Bassirou Diomaye Fayea ha giurato «davanti Dio e alla Nazione» come quinto presidente del Senegal. 44 anni, fresco di undici mesi di carcere, reduce da soli dieci giorni di campagna elettorale da uomo libero, è il più giovane mai eletto e il primo poligamo (con due mogli: una velata con quattro figli, l’altra senza velo e senza figli), In più nessun candidato dell’opposizione aveva vinto finora al primo turno.

FAYE, FINO A QUALCHE MESE FA perfetto sconosciuto, è stato eletto per volere diretto del suo mentore Ousmane Sonko, nel novembre 2023, quando la lunga saga giudiziaria di quest’ultimo non ha più lasciato spazio alla sua sperata candidatura. In pratica, gli deve letteralmente tutto. E infatti, poche ore dopo l’insediamento nel Palazzo presidenziale, ha nominato Sonko primo ministro.

Non che Faye non abbia partecipato alla costruzione del progetto del Pastef (Patrioti africani del Senegal per il lavoro, l’etica e la fraternità). Laureato in legge all’università Cheick Anta Diop, passa il concorso della Scuola Normale Superiore e, nel 2007, comincia la sua carriera da ispettore fiscale nella Direzione delle imposte e dei domini, all’epoca diretta da quello che sarà il suo futuro rivale, Amadou Ba. È lì che conosce Sonko, diventando uno dei suoi più fedeli seguaci. Nel 2014, partecipa alla creazione del partito Pastef. Da allora, è una delle teste pensanti del partito, di cui è nominato segretario generale nell’ottobre 2022.

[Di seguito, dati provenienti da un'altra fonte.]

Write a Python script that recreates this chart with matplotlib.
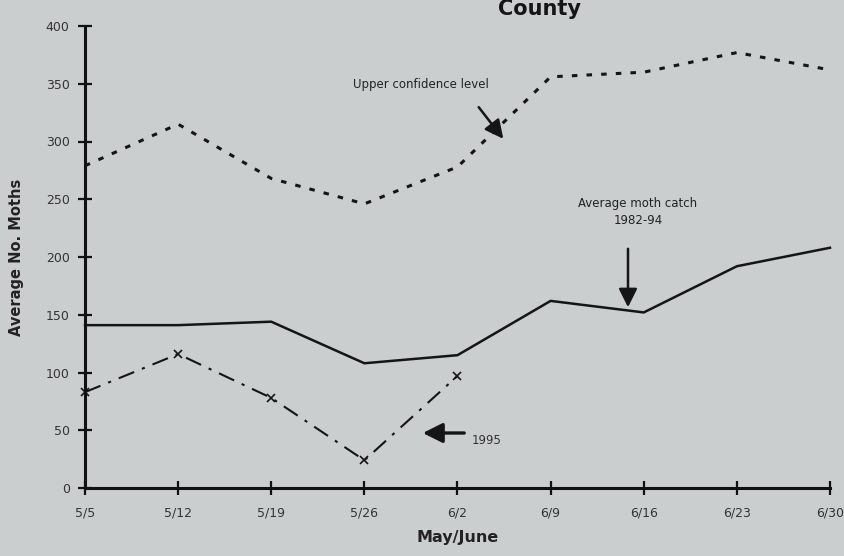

In apparenza timido e impacciato, sembra esprimersi solo sotto ordine di Sonko. Alcuni senegalesi, dopo averlo osservato in contesti ufficiosi, si sono ricreduti, giudicandolo carente nell’allure che si conviene a un presidente. La sua poligamia ha da un lato turbato, essendo un tema animatamente dibattuto, soprattutto nei contesti urbanizzati. Dall’altro, molti hanno visto in lui un buon esempio di musulmano dai gusti variegati – le due signore presentandosi, almeno d’aspetto, in modo radicalmente diverso. D’altro canto, il suo circolo stretto lo presenta come un uomo modesto, serio e integro. Anche il padre, intervistato da vari giornalisti in pellegrinaggio nel suo villaggio natale, ha espresso commozione e speranza che il potere non degeneri la sua rettitudine.

ALLA CERIMONIA d’insediamento, svoltasi martedì nel Centro esposizioni di Diamdianio – nuova città alle porte di Dakar voluta dall’ormai ex presidente Macky Sall – erano presenti le delegazioni straniere presenti a Dakar, le istituzioni regionali e diversi capi di stato africani. Fra loro anche i rappresentanti di Guinea Conakry, Burkina Faso e Mali, i tre paesi “ribelli” reduci con il Niger da colpi di stato militari. La nuova amministrazione senegalese vorrebbe convincere Mali, Burkina e Niger a tornare nei ranghi di Ecowas, l’organizzazione regionale da cui sono usciti sbattendo la porta pochi mesi fa.

Nel suo breve discorso, Faye ha omaggiato le vittime delle manifestazioni contro la paventata ricandidatura di Sall e per chiedere la liberazione dei leader del Pastef in carcere, con riferimento alle repressioni violente dell’amministrazione precedente; ha riconosciuto il «profondo desiderio di cambiamento sistemico» uscito dalle urne, dichiarando essere la «stabilità la risorsa più preziosa» del Senegal e il suo mandato volto alla costruzione di un paese «più giusto e più prospero».

Faye ha ugualmente sottolineato la vocazione panafricanista del Senegal, dichiarando che la messa in comune produce «più sovranità per lo sviluppo e il benessere». Allo stesso modo, reitera l’apertura del Senegal per uno scambio con partner esterni rispettoso della propria sovranità, seguendo dei partenariati win-win.

ORA TUTTI SI CHIEDONO se con Sonko premier il Senegal diventerà un sistema istituzionale puramente bicefalo, se il premier prenderà il sopravvento e come sarà composto il futuro governo del Paese: saranno presenti personaggi più “moderati” della coppia Sonko-Faye? E sarà all’altezza delle (enormi) aspettative del suo elettorato?